The show’s title “We swore…that we would never leave the island” is an excerpt from Derek Walcott’s poem Another Life.
Mongroo who is a Trinidadian/Canadian artist shares, “For the title of my first solo exhibition I was searching for the right words to encompass the powerful effect that a life in the West Indies can have on you. After some research I came across a line in Walcott’s Another Life and was immediately struck by memories of my grief at leaving Trinidad for the second time as an adult.
“In his prophetic words, ‘We swore…that we would never leave the island…’ was the promise I made to myself at that time: never to forget those enormous mango tree roots in the primary school yard where we sat and spoke with the naïve certainty that life could only get more beautiful.”
Mongroo creates her masterful collages through a careful process of tearing paper (no scissors) and layering it to create semi abstractions of objects and scenes on canvas. She sometimes incorporates acrylic and spray paint for background effects.
Artist Kvita Mongroo at work in her garden.
While studying art at Naparima Girls’ High School, she took her earliest inspiration from Jackie Hinkson and Lisa O’Connor, admiring the effortless appearance of light in their work. Like them, her current work primarily focuses on still life and scenery in the West Indies. She believes that the lightness of the enriched but relaxed atmosphere of the Caribbean is best captured through the innocence and imprecision of the paper collage medium. This meticulous technique allows for a deceptively simple play of colour, pattern and texture, resulting in the joyful mosaic that is island life. More than a decade of work has culminated in this, her first collection.
Women in paper collage is something Mongroo would like to celebrate as collage is an art form often overlooked, stemming from artists as early as Mary Delaney (1700 – 1788) who as a British artist arguably pioneered intricate paper collage though it was not accepted as a serious art form until Matisse dabbled in it almost 100 years later. The internationally celebrated Kenyan artist Wangechi Mutu beg her career primarily with paper collage cut from magazines focused on the female form.
There are other female artists closer to home like Marguerite Wyke (1908 – 1995) who included aspects of paper collage in her mixed media work, and Tonia St Cyr who works extensively with paper.

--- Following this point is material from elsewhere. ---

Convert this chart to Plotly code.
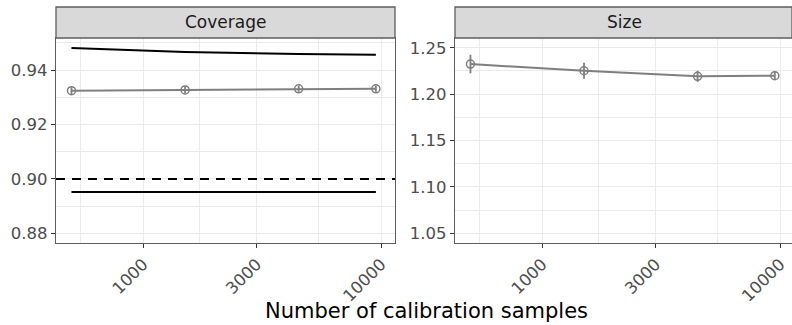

“I really stand on the shoulders of these women who saw the fragile beauty and versatility of paper as a medium. My work is always evolving and there is so much more I want to communicate. I am especially concerned with issues of environmental degradation and would hate for my work to become a moratorium for what used to be. I hope that people leave the show with renewed devotion to protecting our collective West Indian heritage, whether we are talking about the natural landscape, architecture or various celebrations.
This exhibition seeks to capture the intangible essence those of us lucky enough to be born in the island light know all about. To truly absorb the magic of your existence on a beautiful island is the challenge I am presenting,” she said.
Opening night reception: Saturday October 1, 6 pm-8.30 pm. The exhibition runs from October 1 to October 15.